**PROBLEM:**
Type out the data exactly as given. Skip any image.
======== INFORMATION SHOWN
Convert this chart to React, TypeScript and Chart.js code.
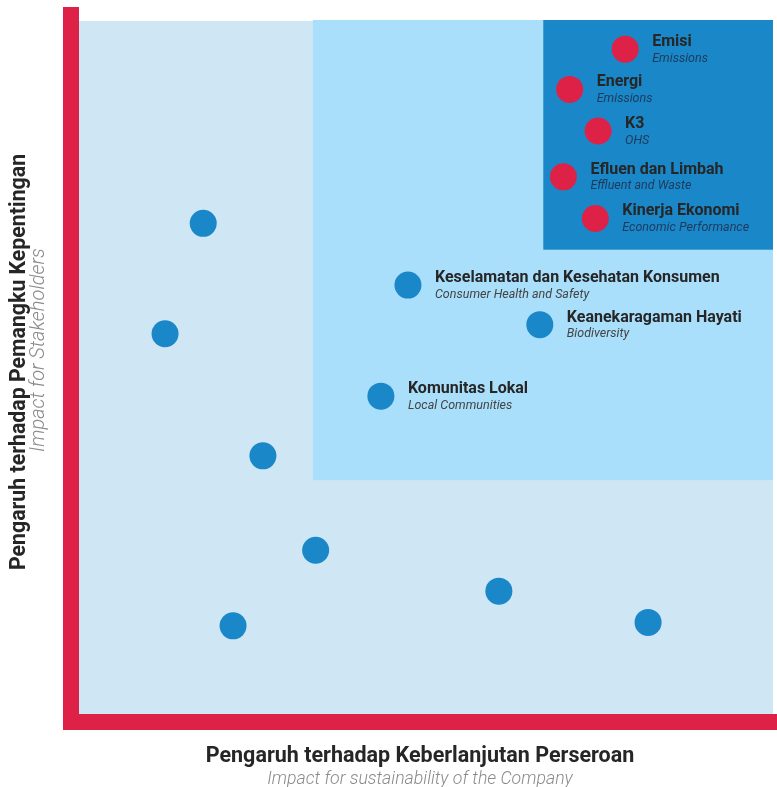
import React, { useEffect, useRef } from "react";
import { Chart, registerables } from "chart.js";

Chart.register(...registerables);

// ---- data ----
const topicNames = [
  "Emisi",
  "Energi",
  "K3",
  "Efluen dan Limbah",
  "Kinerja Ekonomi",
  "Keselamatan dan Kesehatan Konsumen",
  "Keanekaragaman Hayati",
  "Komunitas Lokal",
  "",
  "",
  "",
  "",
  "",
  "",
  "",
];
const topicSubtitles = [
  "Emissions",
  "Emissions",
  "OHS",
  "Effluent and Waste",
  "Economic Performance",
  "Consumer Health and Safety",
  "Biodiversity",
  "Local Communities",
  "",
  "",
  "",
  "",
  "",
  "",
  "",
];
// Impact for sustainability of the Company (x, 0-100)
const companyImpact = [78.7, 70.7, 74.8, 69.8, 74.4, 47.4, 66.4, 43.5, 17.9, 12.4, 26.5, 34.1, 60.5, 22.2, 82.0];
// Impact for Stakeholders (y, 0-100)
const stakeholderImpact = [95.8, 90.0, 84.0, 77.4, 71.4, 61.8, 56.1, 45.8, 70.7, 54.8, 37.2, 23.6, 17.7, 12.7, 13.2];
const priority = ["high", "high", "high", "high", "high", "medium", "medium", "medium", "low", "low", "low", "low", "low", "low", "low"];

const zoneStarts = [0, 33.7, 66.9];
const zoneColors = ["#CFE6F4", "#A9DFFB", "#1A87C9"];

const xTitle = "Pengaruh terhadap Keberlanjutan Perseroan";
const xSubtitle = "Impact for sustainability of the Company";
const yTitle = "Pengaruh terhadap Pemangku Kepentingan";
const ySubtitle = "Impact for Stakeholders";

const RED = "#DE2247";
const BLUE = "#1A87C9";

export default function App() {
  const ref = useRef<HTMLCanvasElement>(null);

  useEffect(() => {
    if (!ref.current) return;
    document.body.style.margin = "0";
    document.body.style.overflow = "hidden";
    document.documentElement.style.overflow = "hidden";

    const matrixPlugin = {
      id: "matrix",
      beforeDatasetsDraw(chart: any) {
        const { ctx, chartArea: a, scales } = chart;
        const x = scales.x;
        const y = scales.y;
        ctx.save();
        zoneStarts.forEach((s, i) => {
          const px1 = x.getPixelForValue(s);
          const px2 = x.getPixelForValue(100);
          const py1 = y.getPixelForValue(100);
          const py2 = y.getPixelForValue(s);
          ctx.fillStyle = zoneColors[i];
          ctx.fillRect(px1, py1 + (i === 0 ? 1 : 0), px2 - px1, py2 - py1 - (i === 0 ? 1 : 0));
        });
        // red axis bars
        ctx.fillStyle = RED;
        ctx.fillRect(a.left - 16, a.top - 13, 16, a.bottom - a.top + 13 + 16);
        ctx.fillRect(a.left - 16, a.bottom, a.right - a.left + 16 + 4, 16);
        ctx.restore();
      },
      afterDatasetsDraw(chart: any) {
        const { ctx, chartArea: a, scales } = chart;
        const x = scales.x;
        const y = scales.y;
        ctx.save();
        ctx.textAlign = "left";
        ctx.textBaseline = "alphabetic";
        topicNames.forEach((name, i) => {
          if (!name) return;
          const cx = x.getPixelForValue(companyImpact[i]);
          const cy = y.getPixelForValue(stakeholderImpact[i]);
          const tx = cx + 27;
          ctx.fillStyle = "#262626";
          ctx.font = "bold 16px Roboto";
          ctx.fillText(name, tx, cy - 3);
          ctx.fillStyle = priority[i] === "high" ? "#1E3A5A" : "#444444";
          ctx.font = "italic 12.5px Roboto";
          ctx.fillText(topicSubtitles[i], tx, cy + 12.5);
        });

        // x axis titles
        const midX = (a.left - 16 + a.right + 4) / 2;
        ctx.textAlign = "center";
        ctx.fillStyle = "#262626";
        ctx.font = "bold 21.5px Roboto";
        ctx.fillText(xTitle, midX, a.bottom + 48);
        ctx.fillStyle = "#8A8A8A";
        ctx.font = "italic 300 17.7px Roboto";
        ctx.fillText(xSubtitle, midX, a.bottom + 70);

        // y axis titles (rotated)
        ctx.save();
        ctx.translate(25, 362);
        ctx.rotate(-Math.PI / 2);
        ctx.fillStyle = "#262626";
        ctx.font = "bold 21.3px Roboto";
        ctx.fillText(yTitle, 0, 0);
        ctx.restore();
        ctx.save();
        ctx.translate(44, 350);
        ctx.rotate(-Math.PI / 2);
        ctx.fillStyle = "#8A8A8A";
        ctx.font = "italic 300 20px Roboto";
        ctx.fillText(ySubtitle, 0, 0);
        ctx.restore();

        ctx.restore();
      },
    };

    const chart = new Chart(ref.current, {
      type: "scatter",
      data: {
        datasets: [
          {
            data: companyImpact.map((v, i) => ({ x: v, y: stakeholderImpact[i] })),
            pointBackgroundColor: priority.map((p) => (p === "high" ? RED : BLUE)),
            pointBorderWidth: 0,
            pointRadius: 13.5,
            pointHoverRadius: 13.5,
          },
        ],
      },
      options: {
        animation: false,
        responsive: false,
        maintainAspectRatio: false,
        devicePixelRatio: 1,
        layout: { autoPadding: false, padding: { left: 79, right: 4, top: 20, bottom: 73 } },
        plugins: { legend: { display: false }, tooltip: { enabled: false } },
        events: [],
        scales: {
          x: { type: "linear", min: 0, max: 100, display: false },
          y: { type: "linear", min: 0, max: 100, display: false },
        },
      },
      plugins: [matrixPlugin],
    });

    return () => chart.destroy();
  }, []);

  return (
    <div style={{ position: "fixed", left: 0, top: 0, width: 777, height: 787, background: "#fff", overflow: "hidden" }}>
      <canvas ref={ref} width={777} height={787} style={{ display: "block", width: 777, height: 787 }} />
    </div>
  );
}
================
**ANSWER BELOW:**
Convert this chart to React, TypeScript and Chart.js code.
import React, { useEffect, useRef } from "react";
import { Chart, registerables } from "chart.js";

Chart.register(...registerables);

// ---- data ----
const topicNames = [
  "Emisi",
  "Energi",
  "K3",
  "Efluen dan Limbah",
  "Kinerja Ekonomi",
  "Keselamatan dan Kesehatan Konsumen",
  "Keanekaragaman Hayati",
  "Komunitas Lokal",
  "",
  "",
  "",
  "",
  "",
  "",
  "",
];
const topicSubtitles = [
  "Emissions",
  "Emissions",
  "OHS",
  "Effluent and Waste",
  "Economic Performance",
  "Consumer Health and Safety",
  "Biodiversity",
  "Local Communities",
  "",
  "",
  "",
  "",
  "",
  "",
  "",
];
// Impact for sustainability of the Company (x, 0-100)
const companyImpact = [78.7, 70.7, 74.8, 69.8, 74.4, 47.4, 66.4, 43.5, 17.9, 12.4, 26.5, 34.1, 60.5, 22.2, 82.0];
// Impact for Stakeholders (y, 0-100)
const stakeholderImpact = [95.8, 90.0, 84.0, 77.4, 71.4, 61.8, 56.1, 45.8, 70.7, 54.8, 37.2, 23.6, 17.7, 12.7, 13.2];
const priority = ["high", "high", "high", "high", "high", "medium", "medium", "medium", "low", "low", "low", "low", "low", "low", "low"];

const zoneStarts = [0, 33.7, 66.9];
const zoneColors = ["#CFE6F4", "#A9DFFB", "#1A87C9"];

const xTitle = "Pengaruh terhadap Keberlanjutan Perseroan";
const xSubtitle = "Impact for sustainability of the Company";
const yTitle = "Pengaruh terhadap Pemangku Kepentingan";
const ySubtitle = "Impact for Stakeholders";

const RED = "#DE2247";
const BLUE = "#1A87C9";

export default function App() {
  const ref = useRef<HTMLCanvasElement>(null);

  useEffect(() => {
    if (!ref.current) return;
    document.body.style.margin = "0";
    document.body.style.overflow = "hidden";
    document.documentElement.style.overflow = "hidden";

    const matrixPlugin = {
      id: "matrix",
      beforeDatasetsDraw(chart: any) {
        const { ctx, chartArea: a, scales } = chart;
        const x = scales.x;
        const y = scales.y;
        ctx.save();
        zoneStarts.forEach((s, i) => {
          const px1 = x.getPixelForValue(s);
          const px2 = x.getPixelForValue(100);
          const py1 = y.getPixelForValue(100);
          const py2 = y.getPixelForValue(s);
          ctx.fillStyle = zoneColors[i];
          ctx.fillRect(px1, py1 + (i === 0 ? 1 : 0), px2 - px1, py2 - py1 - (i === 0 ? 1 : 0));
        });
        // red axis bars
        ctx.fillStyle = RED;
        ctx.fillRect(a.left - 16, a.top - 13, 16, a.bottom - a.top + 13 + 16);
        ctx.fillRect(a.left - 16, a.bottom, a.right - a.left + 16 + 4, 16);
        ctx.restore();
      },
      afterDatasetsDraw(chart: any) {
        const { ctx, chartArea: a, scales } = chart;
        const x = scales.x;
        const y = scales.y;
        ctx.save();
        ctx.textAlign = "left";
        ctx.textBaseline = "alphabetic";
        topicNames.forEach((name, i) => {
          if (!name) return;
          const cx = x.getPixelForValue(companyImpact[i]);
          const cy = y.getPixelForValue(stakeholderImpact[i]);
          const tx = cx + 27;
          ctx.fillStyle = "#262626";
          ctx.font = "bold 16px Roboto";
          ctx.fillText(name, tx, cy - 3);
          ctx.fillStyle = priority[i] === "high" ? "#1E3A5A" : "#444444";
          ctx.font = "italic 12.5px Roboto";
          ctx.fillText(topicSubtitles[i], tx, cy + 12.5);
        });

        // x axis titles
        const midX = (a.left - 16 + a.right + 4) / 2;
        ctx.textAlign = "center";
        ctx.fillStyle = "#262626";
        ctx.font = "bold 21.5px Roboto";
        ctx.fillText(xTitle, midX, a.bottom + 48);
        ctx.fillStyle = "#8A8A8A";
        ctx.font = "italic 300 17.7px Roboto";
        ctx.fillText(xSubtitle, midX, a.bottom + 70);

        // y axis titles (rotated)
        ctx.save();
        ctx.translate(25, 362);
        ctx.rotate(-Math.PI / 2);
        ctx.fillStyle = "#262626";
        ctx.font = "bold 21.3px Roboto";
        ctx.fillText(yTitle, 0, 0);
        ctx.restore();
        ctx.save();
        ctx.translate(44, 350);
        ctx.rotate(-Math.PI / 2);
        ctx.fillStyle = "#8A8A8A";
        ctx.font = "italic 300 20px Roboto";
        ctx.fillText(ySubtitle, 0, 0);
        ctx.restore();

        ctx.restore();
      },
    };

    const chart = new Chart(ref.current, {
      type: "scatter",
      data: {
        datasets: [
          {
            data: companyImpact.map((v, i) => ({ x: v, y: stakeholderImpact[i] })),
            pointBackgroundColor: priority.map((p) => (p === "high" ? RED : BLUE)),
            pointBorderWidth: 0,
            pointRadius: 13.5,
            pointHoverRadius: 13.5,
          },
        ],
      },
      options: {
        animation: false,
        responsive: false,
        maintainAspectRatio: false,
        devicePixelRatio: 1,
        layout: { autoPadding: false, padding: { left: 79, right: 4, top: 20, bottom: 73 } },
        plugins: { legend: { display: false }, tooltip: { enabled: false } },
        events: [],
        scales: {
          x: { type: "linear", min: 0, max: 100, display: false },
          y: { type: "linear", min: 0, max: 100, display: false },
        },
      },
      plugins: [matrixPlugin],
    });

    return () => chart.destroy();
  }, []);

  return (
    <div style={{ position: "fixed", left: 0, top: 0, width: 777, height: 787, background: "#fff", overflow: "hidden" }}>
      <canvas ref={ref} width={777} height={787} style={{ display: "block", width: 777, height: 787 }} />
    </div>
  );
}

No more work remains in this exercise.